Después del azul

Llibert

Llibert
26/04/2014

He leído en algún lado que Llibert es un texto que marca un antes y un después en la dramaturgia contemporánea catalana, decir una tontería de este tipo no beneficia en nada al propio texto, más bien lo perjudica. La puesta en escena de Llibert tiene cosas que hay que valorar positivamente, entre ellas la escritura que, sin ser extraordinaria, es furiosa y honesta, y que funciona la mar de bien. Aun así, hay algo impúdico y de justificación en el hecho de volcar a escena, y de forma tan directa, un dolor tan personal y privado. Pienso que no conviene acentuar voluntariamente las desgracias de la vida, creando un exceso de lágrimas por gusto o por disgusto de dolorismo. A mi modo de ver, Llibert no trasciende por eso, y se queda en un relato valiente y doloroso del que suponemos es el ámbito de la intimidad más legítima. Tocados puntualmente por este dolor lanzado al, y compartido por, el público, Llibert no cuestiona nada. En realidad no nos acaba interpelando del todo porque acontece una catarsis personal. ¿Qué se puede decir ante la desgracia de un hecho tan trágico?

Algunos hablan de dignidad humana, obviamente, pero el tema de Llibert, si lo he entendido bien, está más relacionado con la libertad, una libertad que se ve obligada a desplegarse en toda su cruda violencia ante una desgracia inconmensurable. Cómo bien sabemos, la ley, que es rígida e idiota, y que nos obliga y gobierna, siempre va por debajo de lo humano, de tal manera que a menudo se ve superada por el sentido común y la libertad, que naturalmente exigen el riesgo de vulnerarla. Llibert expresa un acto de amor que obliga a dejar morir por asfixia el hilo de vida de un ser imposibilitado e incompleto. Este hecho, que es un acto elevado y atroz en si mismo, también es bello y comprensible, porque acontece al fin una acción comprometida con la vida y con su posibilidad de esplendor. ¿Qué se puede decir ante un acto de amor maternal de estas dimensiones? ¿Y que se podría decir de la acción contraria?
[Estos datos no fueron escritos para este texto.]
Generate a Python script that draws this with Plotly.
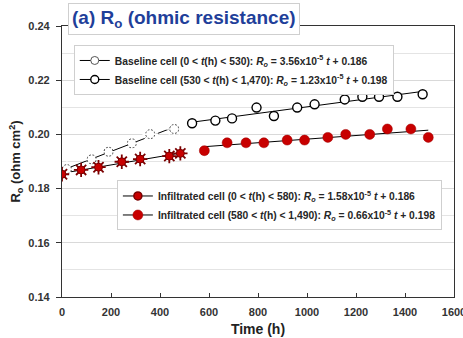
import numpy as np
import plotly.graph_objects as go

# Baseline cell, early period (0 < t < 530 h)
base1_t = [20, 121, 190, 285, 360, 458]
base1_r = [0.1872, 0.1908, 0.1936, 0.1967, 0.2001, 0.2020]
# Baseline cell, later period (530 < t < 1470 h)
base2_t = [531, 626, 694, 794, 865, 960, 1031, 1154, 1226, 1294, 1369, 1472]
base2_r = [0.2041, 0.2051, 0.2059, 0.2099, 0.2068, 0.2099, 0.2111, 0.2129,
           0.2139, 0.2139, 0.2139, 0.2148]
# Infiltrated cell, early period (0 < t < 580 h)
inf1_t = [0, 78, 149, 244, 319, 438, 483]
inf1_r = [0.1853, 0.1869, 0.1879, 0.1899, 0.1909, 0.1920, 0.1930]
# Infiltrated cell, later period (580 < t < 1490 h)
inf2_t = [581, 674, 751, 824, 919, 990, 1085, 1158, 1256, 1328, 1424, 1495]
inf2_r = [0.1940, 0.1969, 0.1969, 0.1969, 0.1979, 0.1979, 0.1989, 0.2000,
          0.2000, 0.2020, 0.2020, 0.1989]

legend_labels = [
    "Baseline cell (0 &lt; <i>t</i>(h) &lt; 530): <i>R<sub>o</sub></i> = 3.56x10<sup>-5</sup> <i>t</i> + 0.186",
    "Baseline cell (530 &lt; <i>t</i>(h) &lt; 1,470): <i>R<sub>o</sub></i> = 1.23x10<sup>-5</sup> <i>t</i> + 0.198",
    "Infiltrated cell (0 &lt; <i>t</i>(h) &lt; 580): <i>R<sub>o</sub></i> = 1.58x10<sup>-5</sup> <i>t</i> + 0.186",
    "Infiltrated cell (580 &lt; <i>t</i>(h) &lt; 1,490): <i>R<sub>o</sub></i> = 0.66x10<sup>-5</sup> <i>t</i> + 0.198",
]

RED = "#c80000"
DARKRED = "#7a0000"

fig = go.Figure()


def trend(t, r):
    k, b = np.polyfit(t, r, 1)
    tt = np.array([min(t), max(t)])
    return tt, k * tt + b


# linear trend lines
for t, r in [(base1_t, base1_r), (base2_t, base2_r), (inf1_t, inf1_r), (inf2_t, inf2_r)]:
    tt, rr = trend(t, r)
    fig.add_trace(go.Scatter(x=tt, y=rr, mode="lines", line=dict(color="black", width=1),
                             showlegend=False, hoverinfo="skip"))

# baseline early: dashed-outline open circles (outline broken by a white asterisk)
fig.add_trace(go.Scatter(x=base1_t, y=base1_r, mode="markers", showlegend=False,
                         marker=dict(symbol="circle", size=9, color="white",
                                     line=dict(color="#444444", width=1))))
fig.add_trace(go.Scatter(x=base1_t, y=base1_r, mode="markers", showlegend=False,
                         marker=dict(symbol="asterisk", size=13, color="white",
                                     line=dict(color="white", width=1.6))))
# baseline later: open circles
fig.add_trace(go.Scatter(x=base2_t, y=base2_r, mode="markers", showlegend=False,
                         marker=dict(symbol="circle", size=9, color="white",
                                     line=dict(color="black", width=1.4))))
# infiltrated early: red spiky markers
fig.add_trace(go.Scatter(x=inf1_t, y=inf1_r, mode="markers", showlegend=False,
                         marker=dict(symbol="asterisk", size=12, color=DARKRED,
                                     line=dict(color=DARKRED, width=1.8))))
fig.add_trace(go.Scatter(x=inf1_t, y=inf1_r, mode="markers", showlegend=False,
                         marker=dict(symbol="circle", size=8, color=RED,
                                     line=dict(color=DARKRED, width=1))))
# infiltrated later: red filled circles
fig.add_trace(go.Scatter(x=inf2_t, y=inf2_r, mode="markers", showlegend=False,
                         marker=dict(symbol="circle", size=10, color=RED,
                                     line=dict(color="#a00000", width=0.5))))

# legend entries
legend_styles = [
    ("legend", dict(symbol="circle", size=8, color="white", line=dict(color="#555555", width=1))),
    ("legend", dict(symbol="circle", size=8, color="white", line=dict(color="black", width=1.4))),
    ("legend2", dict(symbol="circle", size=8, color=RED, line=dict(color=DARKRED, width=1.5))),
    ("legend2", dict(symbol="circle", size=10, color=RED, line=dict(color="#a00000", width=0.5))),
]
for label, (lg, mk) in zip(legend_labels, legend_styles):
    fig.add_trace(go.Scatter(x=[None], y=[None], mode="lines+markers", name=label,
                             legend=lg, line=dict(color="black", width=1), marker=mk))

legend_common = dict(
    bgcolor="white", bordercolor="#cfcfcf", borderwidth=1,
    font=dict(family="Liberation Sans, Arial", size=10.3, color="#262626", weight="bold"),
    itemwidth=30, tracegroupgap=0, xanchor="left", yanchor="top",
)

fig.update_layout(
    width=463, height=338,
    margin=dict(l=62, r=9, t=26, b=41, autoexpand=False),
    paper_bgcolor="white", plot_bgcolor="white",
    font=dict(family="Liberation Sans, Arial", color="#333333"),
    legend=dict(x=0.03, y=0.93, **legend_common),
    legend2=dict(x=0.14, y=0.43, **legend_common),
    xaxis=dict(
        range=[0, 1600], dtick=200, tick0=0,
        showline=True, linecolor="#333333", linewidth=1.2, mirror=True,
        ticks="inside", ticklen=4, tickcolor="#333333", ticklabeloverflow="allow",
        ticklabelstandoff=5,
        showgrid=False, zeroline=False,
        tickfont=dict(size=11, family="Liberation Sans, Arial", color="#333333", weight="bold"),
        title=dict(text="Time (h)", standoff=6,
                   font=dict(size=14, family="Liberation Sans, Arial", color="#222222", weight="bold")),
    ),
    yaxis=dict(
        range=[0.14, 0.24], dtick=0.02, tick0=0.14, tickformat=".2f",
        showline=True, linecolor="#333333", linewidth=1.2, mirror=True,
        ticks="outside", ticklen=5, tickcolor="#333333", ticklabelstandoff=4,
        showgrid=True, gridcolor="#d9d9d9", gridwidth=1, zeroline=False,
        minor=dict(dtick=0.01, showgrid=True, gridcolor="#e4e4e4", gridwidth=1),
        tickfont=dict(size=11, family="Liberation Sans, Arial", color="#333333", weight="bold"),
        title=dict(text="R<sub>o</sub> (ohm cm<sup>2</sup>)", standoff=4,
                   font=dict(size=13, family="Liberation Sans, Arial", color="#222222", weight="bold")),
    ),
    annotations=[dict(
        text="(a) R<sub>o</sub> (ohmic resistance)",
        xref="paper", yref="paper", x=0.016, y=1.085, xanchor="left", yanchor="top",
        showarrow=False, bgcolor="white", bordercolor="#cfcfcf", borderwidth=1, borderpad=3,
        font=dict(size=19, family="Liberation Sans, Arial", color="#1f3f9a", weight="bold"),
    )],
)

fig.write_html("out.html")
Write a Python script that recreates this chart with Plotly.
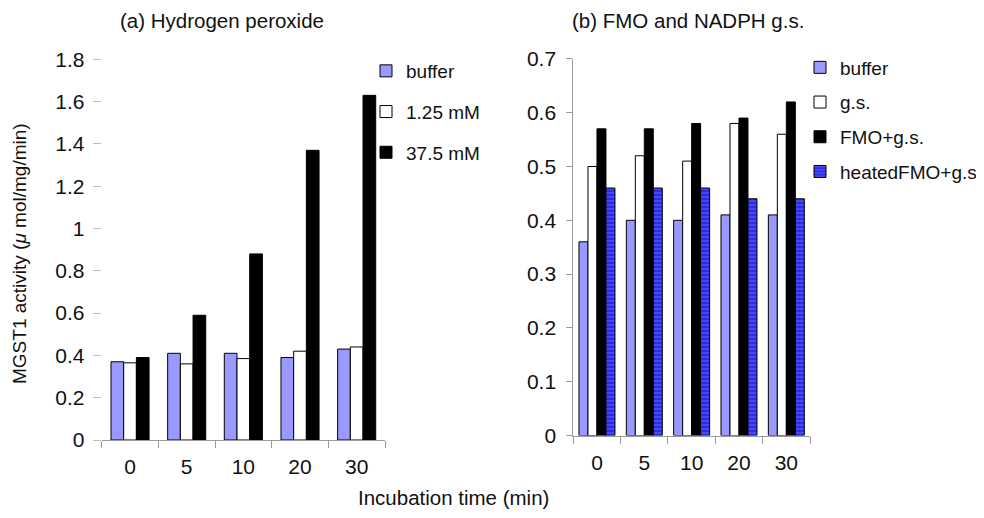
import plotly.graph_objects as go

# ---------------- data ----------------
times = ["0", "5", "10", "20", "30"]

# (a) Hydrogen peroxide
h2o2_buffer = [0.37, 0.41, 0.41, 0.39, 0.43]
h2o2_125 = [0.365, 0.36, 0.385, 0.42, 0.44]
h2o2_375 = [0.39, 0.59, 0.88, 1.37, 1.63]

# (b) FMO and NADPH g.s.
fmo_buffer = [0.36, 0.40, 0.40, 0.41, 0.41]
fmo_gs = [0.50, 0.52, 0.51, 0.58, 0.56]
fmo_fmo_gs = [0.57, 0.57, 0.58, 0.59, 0.62]
fmo_heated = [0.46, 0.46, 0.46, 0.44, 0.44]

ticks_a = [0, 0.2, 0.4, 0.6, 0.8, 1, 1.2, 1.4, 1.6, 1.8]
ticks_b = [0, 0.1, 0.2, 0.3, 0.4, 0.5, 0.6, 0.7]

W, H = 984, 518
OFF = 8  # page body margin of the html page
FONT = "Liberation Sans, Arial, sans-serif"
LAV = "#9999ff"
BLUE = "#2a2ae6"
GRAY = "#9a9a9a"


def px_x(p):
    return (p - OFF) / W


def px_y(p):
    return 1 - (p - OFF) / H


fig = go.Figure()

# ---- panel (a) ----
wa = 0.224
series_a = [
    ("buffer", h2o2_buffer, LAV, -1.5 * wa),
    ("1.25 mM", h2o2_125, "white", -0.5 * wa),
    ("37.5 mM", h2o2_375, "black", 0.5 * wa),
]
for name, vals, col, off in series_a:
    fig.add_trace(go.Bar(
        x=times, y=vals, name=name, xaxis="x", yaxis="y",
        width=wa, offset=off,
        marker=dict(color=col, line=dict(color="black", width=1)),
        legend="legend", legendgroup="a_" + name,
    ))

# ---- panel (b) ----
wb = 0.19
series_b = [
    ("buffer", fmo_buffer, LAV, -2 * wb, None),
    ("g.s.", fmo_gs, "white", -1 * wb, None),
    ("FMO+g.s.", fmo_fmo_gs, "black", 0, None),
    ("heatedFMO+g.s", fmo_heated, BLUE, wb,
     dict(shape="-", fgcolor="#a8a8ff", bgcolor=BLUE, size=4, solidity=0.25)),
]
for name, vals, col, off, pat in series_b:
    mk = dict(color=col, line=dict(color="black", width=1))
    if pat:
        mk["pattern"] = pat
    fig.add_trace(go.Bar(
        x=times, y=vals, name=name, xaxis="x2", yaxis="y2",
        width=wb, offset=off, marker=mk,
        legend="legend2", legendgroup="b_" + name,
    ))

tickfont = dict(family=FONT, size=21, color="#111")
legfont = dict(family=FONT, size=19, color="#111")
titlefont = dict(family=FONT, size=20.5, color="#111")
ytitlefont = dict(family=FONT, size=19, color="#111")

fig.update_layout(
    width=W, height=H,
    margin=dict(l=0, r=0, t=0, b=0, autoexpand=False),
    paper_bgcolor="white", plot_bgcolor="white",
    barmode="overlay",
    font=dict(family=FONT, size=19, color="#111"),
    xaxis=dict(
        domain=[px_x(101.7), px_x(385)], anchor="y", automargin=False,
        type="category", showgrid=False, showline=True, linecolor=GRAY,
        ticks="outside", tickson="boundaries", ticklen=7, tickcolor=GRAY,
        tickfont=tickfont, ticklabelstandoff=8,
    ),
    yaxis=dict(
        domain=[px_y(440), px_y(59.4)], anchor="x", automargin=False,
        range=[0, 1.8], tickvals=ticks_a,
        ticktext=[f"{v:g}" for v in ticks_a],
        showgrid=False, showline=False, zeroline=False,
        ticks="outside", ticklen=8, tickcolor="#bbbbbb",
        tickfont=tickfont, ticklabelstandoff=4,
    ),
    xaxis2=dict(
        domain=[px_x(573.3), px_x(810)], anchor="y2", automargin=False,
        type="category", showgrid=False, showline=True, linecolor=GRAY,
        ticks="outside", tickson="boundaries", ticklen=7, tickcolor=GRAY,
        tickfont=tickfont, ticklabelstandoff=8,
    ),
    yaxis2=dict(
        domain=[px_y(435.5), px_y(58.9)], anchor="x2", automargin=False,
        range=[0, 0.7], tickvals=ticks_b,
        ticktext=[f"{v:g}" for v in ticks_b],
        showgrid=False, showline=True, linecolor=GRAY, zeroline=False,
        ticks="outside", ticklen=6, tickcolor=GRAY,
        tickfont=tickfont, ticklabelstandoff=6,
    ),
    legend=dict(
        x=px_x(366), y=px_y(52), xanchor="left", yanchor="top",
        font=legfont, bgcolor="rgba(0,0,0,0)",
        tracegroupgap=13, traceorder="grouped",
    ),
    legend2=dict(
        x=px_x(800), y=px_y(48.5), xanchor="left", yanchor="top",
        font=legfont, bgcolor="rgba(0,0,0,0)",
        tracegroupgap=7, traceorder="grouped",
    ),
    annotations=[
        dict(text="(a) Hydrogen peroxide", x=px_x(222), y=px_y(21),
             xref="paper", yref="paper", showarrow=False,
             xanchor="center", yanchor="middle", font=titlefont),
        dict(text="(b) FMO and NADPH g.s.", x=px_x(688), y=px_y(21),
             xref="paper", yref="paper", showarrow=False,
             xanchor="center", yanchor="middle", font=titlefont),
        dict(text="MGST1 activity (<i>μ</i> mol/mg/min)", x=px_x(20), y=px_y(254),
             xref="paper", yref="paper", showarrow=False, textangle=-90,
             xanchor="center", yanchor="middle", font=ytitlefont),
        dict(text="Incubation time (min)", x=px_x(453), y=px_y(497),
             xref="paper", yref="paper", showarrow=False,
             xanchor="center", yanchor="middle", font=titlefont),
    ],
)

fig.write_html("out.html")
Pero si algo hay algo que señalar de Llibert es su magnífica puesta en escena, porque formalmente es admirable, más que el propio fondo. Dotar este texto y vestirlo con una dramaturgia exigua que funcione tiene un mérito enorme. Por ejemplo, es un acierto insertar la música descriptiva en directo como expresión de estados emocionales, especialmente el de la rabia y el dolor. Y también las pequeñas y sencillas imágenes creadas y proyectadas en directo, así como el despliegue de personajes, la dirección y el buen nivel actoral, en particular el que sostiene Gemma Brió. Hay que decir, pero, que hay un humor un poco banal, el trasfondo y la máscara de una crítica política intrascendente para la historia, y un cierto exceso reiterativo. La intensidad bestial agota el público y lo distancia de la posible emoción. Quizás recortaría unos minutos y sacaría puntuales repeticiones. Para mí, Llibert, es una experiencia llena de interés, en aquel sentido teatral más auténtico y fiel, tan a menudo olvidado, que proporciona una incomodidad necesaria y una cierta perturbación.